§ **INFORMATION PROVIDED**:
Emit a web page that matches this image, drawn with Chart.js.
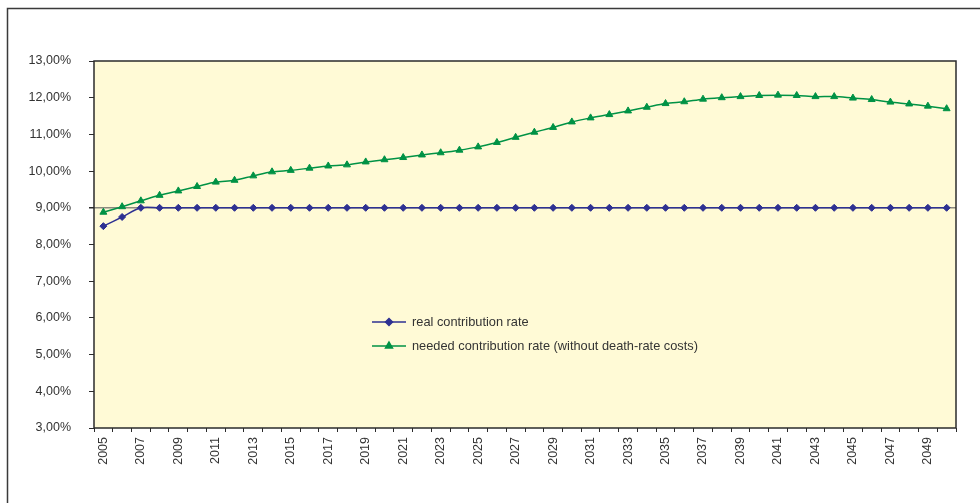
<!DOCTYPE html>
<html>
<head>
<meta charset="utf-8">
<script src="https://cdn.jsdelivr.net/npm/chart.js@4.4.1/dist/chart.umd.min.js"></script>
<style>
  html, body { margin: 0; padding: 0; background: #ffffff; }
  #wrap { position: relative; width: 980px; height: 503px; }
  canvas { display: block; }
</style>
</head>
<body>
<div id="wrap"><canvas id="c" width="980" height="503"></canvas></div>
<script>
// ---- data ----
const years = [2005,2006,2007,2008,2009,2010,2011,2012,2013,2014,2015,2016,2017,2018,2019,2020,2021,2022,2023,2024,2025,2026,2027,2028,2029,2030,2031,2032,2033,2034,2035,2036,2037,2038,2039,2040,2041,2042,2043,2044,2045,2046,2047,2048,2049,2050];
const realRate = [8.50,8.75,9.00,9.00,9.00,9.00,9.00,9.00,9.00,9.00,9.00,9.00,9.00,9.00,9.00,9.00,9.00,9.00,9.00,9.00,9.00,9.00,9.00,9.00,9.00,9.00,9.00,9.00,9.00,9.00,9.00,9.00,9.00,9.00,9.00,9.00,9.00,9.00,9.00,9.00,9.00,9.00,9.00,9.00,9.00,9.00];
const neededRate = [8.88,9.03,9.19,9.34,9.46,9.58,9.70,9.75,9.87,9.98,10.02,10.08,10.14,10.17,10.25,10.31,10.37,10.44,10.50,10.57,10.66,10.78,10.92,11.06,11.19,11.34,11.45,11.54,11.64,11.74,11.84,11.89,11.96,12.00,12.03,12.06,12.07,12.06,12.03,12.03,11.99,11.95,11.88,11.83,11.77,11.70];
const seriesNames = ['real contribution rate', 'needed contribution rate (without death-rate costs)'];
const yTicks = { min: 3, max: 13, step: 1 };
const refLine = 9;

const FONT = '"Liberation Sans", Arial, sans-serif';
const TXT = '#333333';
const BLUE = '#2e3192';
const GREEN = '#009245';

const framePlugin = {
  id: 'frame',
  beforeDraw(chart) {
    const { ctx, chartArea: a } = chart;
    ctx.save();
    ctx.fillStyle = '#fffad6';
    ctx.fillRect(a.left, a.top, a.right - a.left, a.bottom - a.top);
    // outer frame
    ctx.strokeStyle = '#3a3a3a';
    ctx.lineWidth = 1.5;
    ctx.beginPath();
    ctx.moveTo(7.5, 503);
    ctx.lineTo(7.5, 8.5);
    ctx.lineTo(980, 8.5);
    ctx.stroke();
    ctx.restore();
  },
  afterDraw(chart) {
    const { ctx, chartArea: a } = chart;
    ctx.save();
    ctx.strokeStyle = '#2b2b2b';
    ctx.lineWidth = 1.5;
    ctx.strokeRect(a.left, a.top, a.right - a.left, a.bottom - a.top);
    // legend inside the plot
    const rows = [
      { y: 322, color: BLUE, style: 'rectRot', r: 3.5 },
      { y: 346, color: GREEN, style: 'triangle', r: 4 }
    ];
    ctx.font = '12.8px ' + FONT;
    ctx.textBaseline = 'middle';
    ctx.textAlign = 'left';
    rows.forEach((row, i) => {
      ctx.strokeStyle = row.color;
      ctx.lineWidth = 1.5;
      ctx.beginPath();
      ctx.moveTo(372, row.y);
      ctx.lineTo(406, row.y);
      ctx.stroke();
      ctx.fillStyle = row.color;
      ctx.beginPath();
      Chart.helpers.drawPoint(ctx, { pointStyle: row.style, radius: row.r, borderWidth: 1 }, 389, row.y);
      ctx.fillStyle = TXT;
      ctx.fillText(chart.data.datasets[i].label, 412, row.y);
    });
    ctx.restore();
  }
};

new Chart(document.getElementById('c'), {
  type: 'line',
  data: {
    labels: years.map(String),
    datasets: [
      {
        label: seriesNames[0],
        data: realRate,
        borderColor: BLUE,
        backgroundColor: BLUE,
        borderWidth: 1.5,
        pointStyle: 'rectRot',
        pointRadius: 3.5,
        pointBorderWidth: 1,
        tension: 0.3,
        fill: false
      },
      {
        label: seriesNames[1],
        data: neededRate,
        borderColor: GREEN,
        backgroundColor: GREEN,
        borderWidth: 1.5,
        pointStyle: 'triangle',
        pointRadius: 4,
        pointBorderWidth: 1,
        tension: 0.3,
        fill: false
      }
    ]
  },
  options: {
    responsive: false,
    animation: false,
    devicePixelRatio: 1,
    layout: { padding: { left: 0, right: 24, top: 61, bottom: 0 } },
    plugins: { legend: { display: false }, tooltip: { enabled: false } },
    scales: {
      x: {
        offset: true,
        afterFit(s) { s.height = 75; },
        grid: { offset: true, drawOnChartArea: false, tickLength: 4, color: '#2b2b2b', lineWidth: 1 },
        border: { display: false },
        ticks: {
          autoSkip: false,
          maxRotation: 90,
          minRotation: 90,
          padding: 5,
          color: TXT,
          font: { family: FONT, size: 12.5 },
          callback(v, i) { return i % 2 === 0 ? this.getLabelForValue(v) : ''; }
        }
      },
      y: {
        min: yTicks.min,
        max: yTicks.max,
        afterFit(s) { s.width = 94; },
        border: { display: false },
        grid: {
          drawOnChartArea: true,
          tickLength: 5,
          tickColor: '#2b2b2b',
          color: (c) => (c.tick && c.tick.value === refLine) ? '#8c8a7e' : 'rgba(0,0,0,0)',
          lineWidth: (c) => (c.tick && c.tick.value === refLine) ? 1.5 : 1
        },
        ticks: {
          stepSize: yTicks.step,
          padding: 18,
          color: TXT,
          font: { family: FONT, size: 12.5 },
          callback(v) { return v.toFixed(2).replace('.', ',') + '%'; }
        }
      }
    }
  },
  plugins: [framePlugin]
});
</script>
</body>
</html>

§ **WHAT NEEDS TO BE DONE**:
Exactly as written, return every line of the listing, but not the pictures.

§ **ANSWER IN FULL**:
Emit a web page that matches this image, drawn with Chart.js.
<!DOCTYPE html>
<html>
<head>
<meta charset="utf-8">
<script src="https://cdn.jsdelivr.net/npm/chart.js@4.4.1/dist/chart.umd.min.js"></script>
<style>
  html, body { margin: 0; padding: 0; background: #ffffff; }
  #wrap { position: relative; width: 980px; height: 503px; }
  canvas { display: block; }
</style>
</head>
<body>
<div id="wrap"><canvas id="c" width="980" height="503"></canvas></div>
<script>
// ---- data ----
const years = [2005,2006,2007,2008,2009,2010,2011,2012,2013,2014,2015,2016,2017,2018,2019,2020,2021,2022,2023,2024,2025,2026,2027,2028,2029,2030,2031,2032,2033,2034,2035,2036,2037,2038,2039,2040,2041,2042,2043,2044,2045,2046,2047,2048,2049,2050];
const realRate = [8.50,8.75,9.00,9.00,9.00,9.00,9.00,9.00,9.00,9.00,9.00,9.00,9.00,9.00,9.00,9.00,9.00,9.00,9.00,9.00,9.00,9.00,9.00,9.00,9.00,9.00,9.00,9.00,9.00,9.00,9.00,9.00,9.00,9.00,9.00,9.00,9.00,9.00,9.00,9.00,9.00,9.00,9.00,9.00,9.00,9.00];
const neededRate = [8.88,9.03,9.19,9.34,9.46,9.58,9.70,9.75,9.87,9.98,10.02,10.08,10.14,10.17,10.25,10.31,10.37,10.44,10.50,10.57,10.66,10.78,10.92,11.06,11.19,11.34,11.45,11.54,11.64,11.74,11.84,11.89,11.96,12.00,12.03,12.06,12.07,12.06,12.03,12.03,11.99,11.95,11.88,11.83,11.77,11.70];
const seriesNames = ['real contribution rate', 'needed contribution rate (without death-rate costs)'];
const yTicks = { min: 3, max: 13, step: 1 };
const refLine = 9;

const FONT = '"Liberation Sans", Arial, sans-serif';
const TXT = '#333333';
const BLUE = '#2e3192';
const GREEN = '#009245';

const framePlugin = {
  id: 'frame',
  beforeDraw(chart) {
    const { ctx, chartArea: a } = chart;
    ctx.save();
    ctx.fillStyle = '#fffad6';
    ctx.fillRect(a.left, a.top, a.right - a.left, a.bottom - a.top);
    // outer frame
    ctx.strokeStyle = '#3a3a3a';
    ctx.lineWidth = 1.5;
    ctx.beginPath();
    ctx.moveTo(7.5, 503);
    ctx.lineTo(7.5, 8.5);
    ctx.lineTo(980, 8.5);
    ctx.stroke();
    ctx.restore();
  },
  afterDraw(chart) {
    const { ctx, chartArea: a } = chart;
    ctx.save();
    ctx.strokeStyle = '#2b2b2b';
    ctx.lineWidth = 1.5;
    ctx.strokeRect(a.left, a.top, a.right - a.left, a.bottom - a.top);
    // legend inside the plot
    const rows = [
      { y: 322, color: BLUE, style: 'rectRot', r: 3.5 },
      { y: 346, color: GREEN, style: 'triangle', r: 4 }
    ];
    ctx.font = '12.8px ' + FONT;
    ctx.textBaseline = 'middle';
    ctx.textAlign = 'left';
    rows.forEach((row, i) => {
      ctx.strokeStyle = row.color;
      ctx.lineWidth = 1.5;
      ctx.beginPath();
      ctx.moveTo(372, row.y);
      ctx.lineTo(406, row.y);
      ctx.stroke();
      ctx.fillStyle = row.color;
      ctx.beginPath();
      Chart.helpers.drawPoint(ctx, { pointStyle: row.style, radius: row.r, borderWidth: 1 }, 389, row.y);
      ctx.fillStyle = TXT;
      ctx.fillText(chart.data.datasets[i].label, 412, row.y);
    });
    ctx.restore();
  }
};

new Chart(document.getElementById('c'), {
  type: 'line',
  data: {
    labels: years.map(String),
    datasets: [
      {
        label: seriesNames[0],
        data: realRate,
        borderColor: BLUE,
        backgroundColor: BLUE,
        borderWidth: 1.5,
        pointStyle: 'rectRot',
        pointRadius: 3.5,
        pointBorderWidth: 1,
        tension: 0.3,
        fill: false
      },
      {
        label: seriesNames[1],
        data: neededRate,
        borderColor: GREEN,
        backgroundColor: GREEN,
        borderWidth: 1.5,
        pointStyle: 'triangle',
        pointRadius: 4,
        pointBorderWidth: 1,
        tension: 0.3,
        fill: false
      }
    ]
  },
  options: {
    responsive: false,
    animation: false,
    devicePixelRatio: 1,
    layout: { padding: { left: 0, right: 24, top: 61, bottom: 0 } },
    plugins: { legend: { display: false }, tooltip: { enabled: false } },
    scales: {
      x: {
        offset: true,
        afterFit(s) { s.height = 75; },
        grid: { offset: true, drawOnChartArea: false, tickLength: 4, color: '#2b2b2b', lineWidth: 1 },
        border: { display: false },
        ticks: {
          autoSkip: false,
          maxRotation: 90,
          minRotation: 90,
          padding: 5,
          color: TXT,
          font: { family: FONT, size: 12.5 },
          callback(v, i) { return i % 2 === 0 ? this.getLabelForValue(v) : ''; }
        }
      },
      y: {
        min: yTicks.min,
        max: yTicks.max,
        afterFit(s) { s.width = 94; },
        border: { display: false },
        grid: {
          drawOnChartArea: true,
          tickLength: 5,
          tickColor: '#2b2b2b',
          color: (c) => (c.tick && c.tick.value === refLine) ? '#8c8a7e' : 'rgba(0,0,0,0)',
          lineWidth: (c) => (c.tick && c.tick.value === refLine) ? 1.5 : 1
        },
        ticks: {
          stepSize: yTicks.step,
          padding: 18,
          color: TXT,
          font: { family: FONT, size: 12.5 },
          callback(v) { return v.toFixed(2).replace('.', ',') + '%'; }
        }
      }
    }
  },
  plugins: [framePlugin]
});
</script>
</body>
</html>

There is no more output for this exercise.